- The problem:
Retype, with no alterations, every line between the one containing "Output the component" and the one containing "const halfBand = (W", counting both of those lines too. Pictures are to be left out.

- Material:
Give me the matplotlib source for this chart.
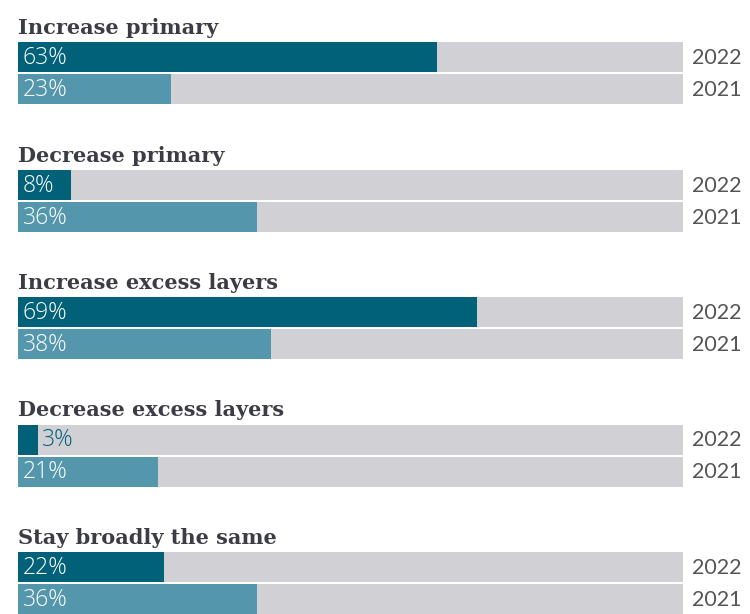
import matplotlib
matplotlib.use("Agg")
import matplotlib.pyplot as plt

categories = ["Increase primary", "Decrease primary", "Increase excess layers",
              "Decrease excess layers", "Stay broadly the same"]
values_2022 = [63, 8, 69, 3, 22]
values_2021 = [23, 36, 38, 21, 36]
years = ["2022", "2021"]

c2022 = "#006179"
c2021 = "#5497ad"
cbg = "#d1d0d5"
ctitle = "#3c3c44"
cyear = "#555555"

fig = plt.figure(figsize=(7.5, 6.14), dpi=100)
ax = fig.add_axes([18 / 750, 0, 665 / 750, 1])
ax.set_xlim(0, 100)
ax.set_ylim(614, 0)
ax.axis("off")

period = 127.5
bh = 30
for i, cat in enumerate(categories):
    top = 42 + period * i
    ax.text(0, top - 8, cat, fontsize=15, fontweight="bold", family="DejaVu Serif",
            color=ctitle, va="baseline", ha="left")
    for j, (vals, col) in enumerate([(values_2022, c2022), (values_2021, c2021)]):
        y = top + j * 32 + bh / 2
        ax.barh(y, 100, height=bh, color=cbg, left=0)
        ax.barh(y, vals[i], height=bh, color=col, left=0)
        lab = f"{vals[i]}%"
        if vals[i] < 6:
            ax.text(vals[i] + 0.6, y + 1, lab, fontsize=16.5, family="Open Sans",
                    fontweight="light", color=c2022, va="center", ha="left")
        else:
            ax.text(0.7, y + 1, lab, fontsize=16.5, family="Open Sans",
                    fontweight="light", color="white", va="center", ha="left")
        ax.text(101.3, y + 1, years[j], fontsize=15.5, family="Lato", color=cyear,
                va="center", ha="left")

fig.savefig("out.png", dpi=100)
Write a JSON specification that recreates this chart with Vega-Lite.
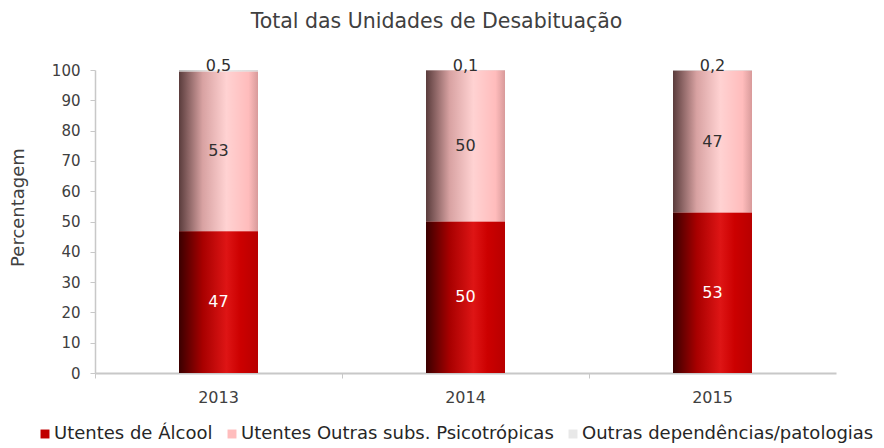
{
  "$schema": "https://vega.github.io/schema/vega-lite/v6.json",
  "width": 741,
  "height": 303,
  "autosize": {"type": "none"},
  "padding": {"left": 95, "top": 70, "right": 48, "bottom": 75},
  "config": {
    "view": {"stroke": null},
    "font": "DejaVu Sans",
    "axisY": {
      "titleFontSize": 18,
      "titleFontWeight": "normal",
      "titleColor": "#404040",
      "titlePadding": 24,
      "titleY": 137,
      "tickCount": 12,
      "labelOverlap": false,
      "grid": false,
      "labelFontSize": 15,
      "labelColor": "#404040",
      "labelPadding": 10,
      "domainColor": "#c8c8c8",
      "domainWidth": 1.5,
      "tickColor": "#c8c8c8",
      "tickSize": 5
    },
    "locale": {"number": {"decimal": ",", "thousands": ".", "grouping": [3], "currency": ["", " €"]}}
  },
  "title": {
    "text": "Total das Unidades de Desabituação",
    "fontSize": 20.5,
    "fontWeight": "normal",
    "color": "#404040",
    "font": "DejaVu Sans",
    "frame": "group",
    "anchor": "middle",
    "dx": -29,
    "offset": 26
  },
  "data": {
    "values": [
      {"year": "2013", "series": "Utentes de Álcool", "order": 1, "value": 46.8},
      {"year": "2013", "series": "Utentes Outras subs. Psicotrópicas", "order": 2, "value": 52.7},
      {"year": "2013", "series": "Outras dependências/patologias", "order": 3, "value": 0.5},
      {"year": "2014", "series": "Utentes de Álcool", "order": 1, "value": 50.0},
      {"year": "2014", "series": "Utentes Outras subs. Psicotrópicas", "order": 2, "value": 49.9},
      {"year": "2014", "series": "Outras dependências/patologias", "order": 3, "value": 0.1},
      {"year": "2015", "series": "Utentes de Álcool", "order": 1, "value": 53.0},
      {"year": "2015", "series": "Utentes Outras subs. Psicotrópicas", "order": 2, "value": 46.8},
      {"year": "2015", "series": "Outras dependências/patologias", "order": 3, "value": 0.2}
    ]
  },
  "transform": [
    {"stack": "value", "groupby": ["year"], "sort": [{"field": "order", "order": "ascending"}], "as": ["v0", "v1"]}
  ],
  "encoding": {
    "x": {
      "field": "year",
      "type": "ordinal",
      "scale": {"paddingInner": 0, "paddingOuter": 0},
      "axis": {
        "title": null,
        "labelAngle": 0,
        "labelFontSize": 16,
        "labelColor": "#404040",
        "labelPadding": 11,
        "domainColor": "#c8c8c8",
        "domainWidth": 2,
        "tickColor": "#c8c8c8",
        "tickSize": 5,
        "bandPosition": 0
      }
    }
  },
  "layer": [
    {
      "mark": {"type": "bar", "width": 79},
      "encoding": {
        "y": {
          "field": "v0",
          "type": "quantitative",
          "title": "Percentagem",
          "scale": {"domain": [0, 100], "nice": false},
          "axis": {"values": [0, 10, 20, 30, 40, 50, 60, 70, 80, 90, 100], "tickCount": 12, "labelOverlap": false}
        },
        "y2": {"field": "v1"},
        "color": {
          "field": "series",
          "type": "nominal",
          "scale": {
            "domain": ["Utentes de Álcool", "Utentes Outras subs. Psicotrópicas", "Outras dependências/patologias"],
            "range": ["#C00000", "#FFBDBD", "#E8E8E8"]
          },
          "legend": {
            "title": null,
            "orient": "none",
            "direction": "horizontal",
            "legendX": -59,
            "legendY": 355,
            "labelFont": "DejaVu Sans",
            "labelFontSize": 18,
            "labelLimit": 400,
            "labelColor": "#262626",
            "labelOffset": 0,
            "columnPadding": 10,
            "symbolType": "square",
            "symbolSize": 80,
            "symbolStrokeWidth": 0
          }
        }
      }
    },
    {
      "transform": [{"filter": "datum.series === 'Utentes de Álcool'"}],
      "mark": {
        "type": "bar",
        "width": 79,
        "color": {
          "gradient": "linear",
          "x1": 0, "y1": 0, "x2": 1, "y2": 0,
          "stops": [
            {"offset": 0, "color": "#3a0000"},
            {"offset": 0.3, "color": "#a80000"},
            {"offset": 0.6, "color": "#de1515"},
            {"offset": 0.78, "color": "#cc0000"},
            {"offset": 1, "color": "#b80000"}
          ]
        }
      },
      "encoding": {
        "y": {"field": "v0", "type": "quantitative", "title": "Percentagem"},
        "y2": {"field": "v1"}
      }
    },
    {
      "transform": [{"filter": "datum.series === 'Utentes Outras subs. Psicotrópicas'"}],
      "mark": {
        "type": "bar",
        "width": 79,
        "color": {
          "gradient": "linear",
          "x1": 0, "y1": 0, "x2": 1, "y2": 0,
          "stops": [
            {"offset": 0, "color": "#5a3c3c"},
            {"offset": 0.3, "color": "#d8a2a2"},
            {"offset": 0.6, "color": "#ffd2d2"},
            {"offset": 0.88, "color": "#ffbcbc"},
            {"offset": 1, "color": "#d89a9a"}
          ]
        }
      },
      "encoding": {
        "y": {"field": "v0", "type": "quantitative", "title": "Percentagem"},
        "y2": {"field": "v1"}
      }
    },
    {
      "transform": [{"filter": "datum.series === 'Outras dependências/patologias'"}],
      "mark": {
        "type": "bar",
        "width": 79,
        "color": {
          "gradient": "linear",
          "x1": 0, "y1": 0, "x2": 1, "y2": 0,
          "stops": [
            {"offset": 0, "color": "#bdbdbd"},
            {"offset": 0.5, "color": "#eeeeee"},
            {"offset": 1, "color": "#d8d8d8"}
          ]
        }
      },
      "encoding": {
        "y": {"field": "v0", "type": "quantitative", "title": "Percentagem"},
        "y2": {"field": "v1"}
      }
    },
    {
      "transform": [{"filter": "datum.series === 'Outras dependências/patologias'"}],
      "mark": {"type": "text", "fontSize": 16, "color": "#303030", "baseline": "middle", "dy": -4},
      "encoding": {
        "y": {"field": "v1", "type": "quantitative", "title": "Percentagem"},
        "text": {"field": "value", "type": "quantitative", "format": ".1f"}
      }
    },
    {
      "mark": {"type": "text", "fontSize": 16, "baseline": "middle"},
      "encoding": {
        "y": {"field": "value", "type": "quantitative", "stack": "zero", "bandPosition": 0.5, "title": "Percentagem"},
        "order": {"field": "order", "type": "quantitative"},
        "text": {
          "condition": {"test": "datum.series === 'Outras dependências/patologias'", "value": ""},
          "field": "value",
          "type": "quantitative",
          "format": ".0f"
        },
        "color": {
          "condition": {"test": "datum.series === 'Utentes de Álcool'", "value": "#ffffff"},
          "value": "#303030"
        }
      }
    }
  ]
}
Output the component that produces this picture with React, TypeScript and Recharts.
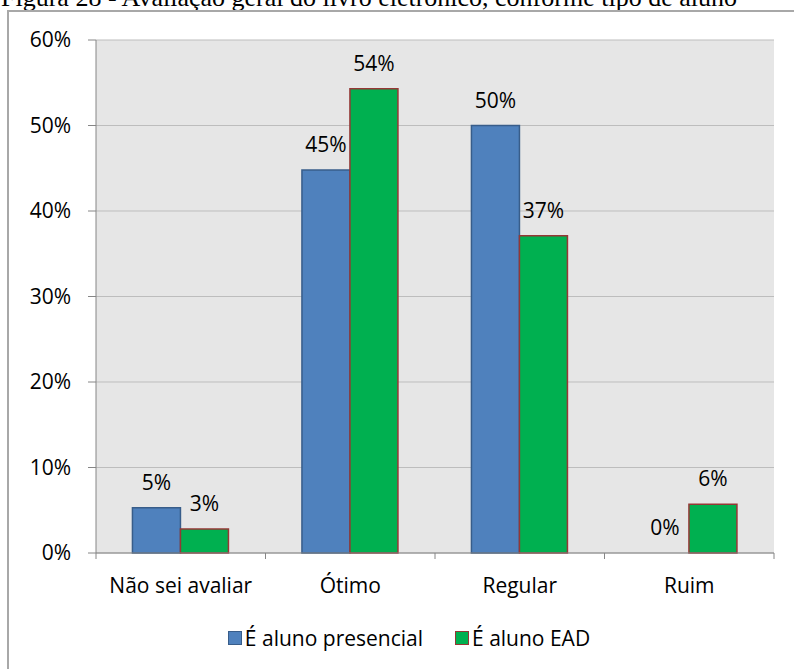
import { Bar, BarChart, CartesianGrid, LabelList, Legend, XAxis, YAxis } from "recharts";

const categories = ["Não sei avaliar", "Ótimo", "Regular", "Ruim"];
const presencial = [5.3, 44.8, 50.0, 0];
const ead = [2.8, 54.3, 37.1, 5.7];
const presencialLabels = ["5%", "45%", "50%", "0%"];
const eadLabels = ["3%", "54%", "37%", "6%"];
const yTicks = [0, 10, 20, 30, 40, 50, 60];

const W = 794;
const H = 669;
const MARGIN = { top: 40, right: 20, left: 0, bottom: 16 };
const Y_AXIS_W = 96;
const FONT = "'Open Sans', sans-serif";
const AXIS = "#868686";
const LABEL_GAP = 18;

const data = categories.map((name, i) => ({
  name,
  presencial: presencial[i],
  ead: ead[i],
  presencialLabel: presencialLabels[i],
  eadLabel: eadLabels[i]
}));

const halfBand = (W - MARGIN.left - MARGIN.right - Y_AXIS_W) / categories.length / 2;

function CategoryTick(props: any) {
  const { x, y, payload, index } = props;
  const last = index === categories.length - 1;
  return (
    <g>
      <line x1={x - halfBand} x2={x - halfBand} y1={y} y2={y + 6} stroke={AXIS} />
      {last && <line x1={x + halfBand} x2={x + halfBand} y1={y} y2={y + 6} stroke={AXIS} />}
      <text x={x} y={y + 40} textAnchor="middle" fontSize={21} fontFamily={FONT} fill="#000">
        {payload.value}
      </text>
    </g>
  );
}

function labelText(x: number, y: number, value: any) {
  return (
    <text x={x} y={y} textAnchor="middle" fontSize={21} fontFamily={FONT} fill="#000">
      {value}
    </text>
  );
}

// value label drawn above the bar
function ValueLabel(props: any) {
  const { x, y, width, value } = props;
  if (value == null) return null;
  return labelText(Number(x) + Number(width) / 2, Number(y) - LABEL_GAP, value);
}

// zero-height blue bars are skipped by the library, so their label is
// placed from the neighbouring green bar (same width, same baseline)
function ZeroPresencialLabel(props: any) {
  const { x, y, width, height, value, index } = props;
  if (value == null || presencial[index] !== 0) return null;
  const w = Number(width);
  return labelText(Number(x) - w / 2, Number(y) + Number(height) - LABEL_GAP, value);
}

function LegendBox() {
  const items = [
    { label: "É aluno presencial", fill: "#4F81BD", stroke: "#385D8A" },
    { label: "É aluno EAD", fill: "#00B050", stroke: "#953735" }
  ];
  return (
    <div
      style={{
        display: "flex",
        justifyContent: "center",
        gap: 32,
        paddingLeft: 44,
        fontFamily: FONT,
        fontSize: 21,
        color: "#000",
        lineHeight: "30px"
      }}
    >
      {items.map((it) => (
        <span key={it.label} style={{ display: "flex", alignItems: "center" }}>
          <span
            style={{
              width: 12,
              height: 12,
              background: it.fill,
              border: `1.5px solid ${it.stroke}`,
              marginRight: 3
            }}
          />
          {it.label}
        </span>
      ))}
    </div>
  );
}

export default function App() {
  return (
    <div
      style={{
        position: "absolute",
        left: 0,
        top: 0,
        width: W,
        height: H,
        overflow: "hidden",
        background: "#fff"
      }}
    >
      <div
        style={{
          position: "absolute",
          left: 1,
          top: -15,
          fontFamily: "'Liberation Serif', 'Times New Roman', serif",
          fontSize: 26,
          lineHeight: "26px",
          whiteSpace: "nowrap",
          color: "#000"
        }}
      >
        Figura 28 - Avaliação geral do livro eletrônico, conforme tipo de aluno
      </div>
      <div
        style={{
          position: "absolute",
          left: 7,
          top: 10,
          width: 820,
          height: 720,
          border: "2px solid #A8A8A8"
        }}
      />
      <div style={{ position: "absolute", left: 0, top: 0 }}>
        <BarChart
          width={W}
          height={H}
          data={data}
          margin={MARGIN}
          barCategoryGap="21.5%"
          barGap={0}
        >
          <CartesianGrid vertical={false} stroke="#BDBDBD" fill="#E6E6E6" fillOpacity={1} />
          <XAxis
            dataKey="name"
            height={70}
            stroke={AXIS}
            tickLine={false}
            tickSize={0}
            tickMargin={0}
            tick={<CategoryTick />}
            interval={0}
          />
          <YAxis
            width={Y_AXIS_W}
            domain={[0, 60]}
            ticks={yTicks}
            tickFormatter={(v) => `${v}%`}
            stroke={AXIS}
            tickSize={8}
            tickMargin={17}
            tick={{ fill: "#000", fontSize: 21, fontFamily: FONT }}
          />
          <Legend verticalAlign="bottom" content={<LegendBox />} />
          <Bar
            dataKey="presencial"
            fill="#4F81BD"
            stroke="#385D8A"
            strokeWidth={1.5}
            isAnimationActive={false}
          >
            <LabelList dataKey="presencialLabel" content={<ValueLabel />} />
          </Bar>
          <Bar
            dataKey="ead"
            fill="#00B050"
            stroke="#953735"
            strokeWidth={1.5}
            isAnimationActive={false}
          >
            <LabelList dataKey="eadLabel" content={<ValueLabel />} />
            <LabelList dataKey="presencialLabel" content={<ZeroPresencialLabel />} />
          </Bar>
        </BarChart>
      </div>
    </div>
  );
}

- Solution for this task:
Output the component that produces this picture with React, TypeScript and Recharts.
import { Bar, BarChart, CartesianGrid, LabelList, Legend, XAxis, YAxis } from "recharts";

const categories = ["Não sei avaliar", "Ótimo", "Regular", "Ruim"];
const presencial = [5.3, 44.8, 50.0, 0];
const ead = [2.8, 54.3, 37.1, 5.7];
const presencialLabels = ["5%", "45%", "50%", "0%"];
const eadLabels = ["3%", "54%", "37%", "6%"];
const yTicks = [0, 10, 20, 30, 40, 50, 60];

const W = 794;
const H = 669;
const MARGIN = { top: 40, right: 20, left: 0, bottom: 16 };
const Y_AXIS_W = 96;
const FONT = "'Open Sans', sans-serif";
const AXIS = "#868686";
const LABEL_GAP = 18;

const data = categories.map((name, i) => ({
  name,
  presencial: presencial[i],
  ead: ead[i],
  presencialLabel: presencialLabels[i],
  eadLabel: eadLabels[i]
}));

const halfBand = (W - MARGIN.left - MARGIN.right - Y_AXIS_W) / categories.length / 2;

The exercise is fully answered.